What is needed - Take the material below and retype it in full; pictures are left out.

* Begin Data provided *

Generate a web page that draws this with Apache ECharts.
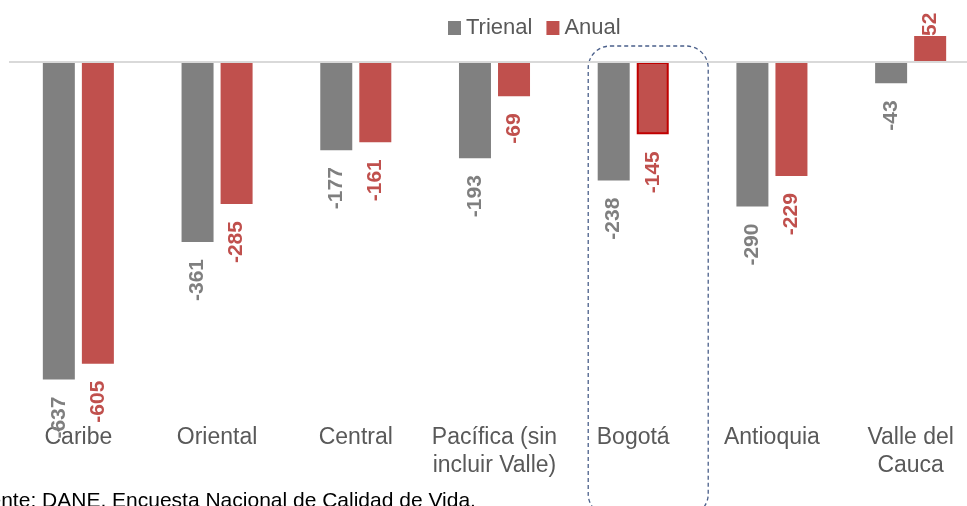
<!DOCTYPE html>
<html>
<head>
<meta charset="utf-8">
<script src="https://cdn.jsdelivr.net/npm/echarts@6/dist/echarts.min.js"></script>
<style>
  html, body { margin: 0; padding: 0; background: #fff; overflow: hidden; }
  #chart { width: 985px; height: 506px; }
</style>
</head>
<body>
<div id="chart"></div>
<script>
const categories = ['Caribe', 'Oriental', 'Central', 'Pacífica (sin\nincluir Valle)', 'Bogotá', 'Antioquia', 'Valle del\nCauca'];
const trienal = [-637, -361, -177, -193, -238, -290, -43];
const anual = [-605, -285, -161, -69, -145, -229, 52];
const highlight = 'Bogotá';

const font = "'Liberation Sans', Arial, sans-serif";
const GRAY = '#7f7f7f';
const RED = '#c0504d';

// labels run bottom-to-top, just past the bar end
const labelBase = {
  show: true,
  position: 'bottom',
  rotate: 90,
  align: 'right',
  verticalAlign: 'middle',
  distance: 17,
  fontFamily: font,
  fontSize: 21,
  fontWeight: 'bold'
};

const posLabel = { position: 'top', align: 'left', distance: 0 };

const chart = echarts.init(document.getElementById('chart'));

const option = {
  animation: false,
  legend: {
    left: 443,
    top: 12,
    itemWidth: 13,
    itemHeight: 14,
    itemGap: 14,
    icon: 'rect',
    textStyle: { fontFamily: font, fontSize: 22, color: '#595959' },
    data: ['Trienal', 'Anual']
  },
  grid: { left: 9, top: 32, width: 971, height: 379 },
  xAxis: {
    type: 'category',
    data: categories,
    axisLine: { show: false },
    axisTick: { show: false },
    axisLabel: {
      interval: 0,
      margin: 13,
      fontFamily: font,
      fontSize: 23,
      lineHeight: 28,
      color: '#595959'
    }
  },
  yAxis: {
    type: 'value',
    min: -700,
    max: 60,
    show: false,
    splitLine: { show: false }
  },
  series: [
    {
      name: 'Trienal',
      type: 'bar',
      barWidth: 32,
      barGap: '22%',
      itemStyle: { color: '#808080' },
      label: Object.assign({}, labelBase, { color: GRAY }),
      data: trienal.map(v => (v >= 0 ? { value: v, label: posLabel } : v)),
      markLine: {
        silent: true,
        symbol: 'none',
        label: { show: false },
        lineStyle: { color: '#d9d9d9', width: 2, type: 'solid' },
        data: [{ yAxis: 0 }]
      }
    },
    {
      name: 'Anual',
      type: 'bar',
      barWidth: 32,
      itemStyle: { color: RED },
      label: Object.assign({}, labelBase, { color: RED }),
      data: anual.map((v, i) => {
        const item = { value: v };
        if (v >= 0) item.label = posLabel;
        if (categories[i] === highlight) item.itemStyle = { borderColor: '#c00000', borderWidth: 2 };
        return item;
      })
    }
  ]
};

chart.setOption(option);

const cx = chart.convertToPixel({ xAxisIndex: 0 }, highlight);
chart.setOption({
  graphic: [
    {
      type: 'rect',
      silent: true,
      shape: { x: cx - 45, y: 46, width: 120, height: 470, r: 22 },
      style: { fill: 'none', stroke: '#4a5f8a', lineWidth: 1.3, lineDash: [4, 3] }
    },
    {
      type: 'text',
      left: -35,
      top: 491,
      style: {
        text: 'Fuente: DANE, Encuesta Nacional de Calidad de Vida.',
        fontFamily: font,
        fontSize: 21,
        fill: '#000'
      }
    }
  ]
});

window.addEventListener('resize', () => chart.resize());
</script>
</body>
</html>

* End Data provided *

Reply -
Generate a web page that draws this with Apache ECharts.
<!DOCTYPE html>
<html>
<head>
<meta charset="utf-8">
<script src="https://cdn.jsdelivr.net/npm/echarts@6/dist/echarts.min.js"></script>
<style>
  html, body { margin: 0; padding: 0; background: #fff; overflow: hidden; }
  #chart { width: 985px; height: 506px; }
</style>
</head>
<body>
<div id="chart"></div>
<script>
const categories = ['Caribe', 'Oriental', 'Central', 'Pacífica (sin\nincluir Valle)', 'Bogotá', 'Antioquia', 'Valle del\nCauca'];
const trienal = [-637, -361, -177, -193, -238, -290, -43];
const anual = [-605, -285, -161, -69, -145, -229, 52];
const highlight = 'Bogotá';

const font = "'Liberation Sans', Arial, sans-serif";
const GRAY = '#7f7f7f';
const RED = '#c0504d';

// labels run bottom-to-top, just past the bar end
const labelBase = {
  show: true,
  position: 'bottom',
  rotate: 90,
  align: 'right',
  verticalAlign: 'middle',
  distance: 17,
  fontFamily: font,
  fontSize: 21,
  fontWeight: 'bold'
};

const posLabel = { position: 'top', align: 'left', distance: 0 };

const chart = echarts.init(document.getElementById('chart'));

const option = {
  animation: false,
  legend: {
    left: 443,
    top: 12,
    itemWidth: 13,
    itemHeight: 14,
    itemGap: 14,
    icon: 'rect',
    textStyle: { fontFamily: font, fontSize: 22, color: '#595959' },
    data: ['Trienal', 'Anual']
  },
  grid: { left: 9, top: 32, width: 971, height: 379 },
  xAxis: {
    type: 'category',
    data: categories,
    axisLine: { show: false },
    axisTick: { show: false },
    axisLabel: {
      interval: 0,
      margin: 13,
      fontFamily: font,
      fontSize: 23,
      lineHeight: 28,
      color: '#595959'
    }
  },
  yAxis: {
    type: 'value',
    min: -700,
    max: 60,
    show: false,
    splitLine: { show: false }
  },
  series: [
    {
      name: 'Trienal',
      type: 'bar',
      barWidth: 32,
      barGap: '22%',
      itemStyle: { color: '#808080' },
      label: Object.assign({}, labelBase, { color: GRAY }),
      data: trienal.map(v => (v >= 0 ? { value: v, label: posLabel } : v)),
      markLine: {
        silent: true,
        symbol: 'none',
        label: { show: false },
        lineStyle: { color: '#d9d9d9', width: 2, type: 'solid' },
        data: [{ yAxis: 0 }]
      }
    },
    {
      name: 'Anual',
      type: 'bar',
      barWidth: 32,
      itemStyle: { color: RED },
      label: Object.assign({}, labelBase, { color: RED }),
      data: anual.map((v, i) => {
        const item = { value: v };
        if (v >= 0) item.label = posLabel;
        if (categories[i] === highlight) item.itemStyle = { borderColor: '#c00000', borderWidth: 2 };
        return item;
      })
    }
  ]
};

chart.setOption(option);

const cx = chart.convertToPixel({ xAxisIndex: 0 }, highlight);
chart.setOption({
  graphic: [
    {
      type: 'rect',
      silent: true,
      shape: { x: cx - 45, y: 46, width: 120, height: 470, r: 22 },
      style: { fill: 'none', stroke: '#4a5f8a', lineWidth: 1.3, lineDash: [4, 3] }
    },
    {
      type: 'text',
      left: -35,
      top: 491,
      style: {
        text: 'Fuente: DANE, Encuesta Nacional de Calidad de Vida.',
        fontFamily: font,
        fontSize: 21,
        fill: '#000'
      }
    }
  ]
});

window.addEventListener('resize', () => chart.resize());
</script>
</body>
</html>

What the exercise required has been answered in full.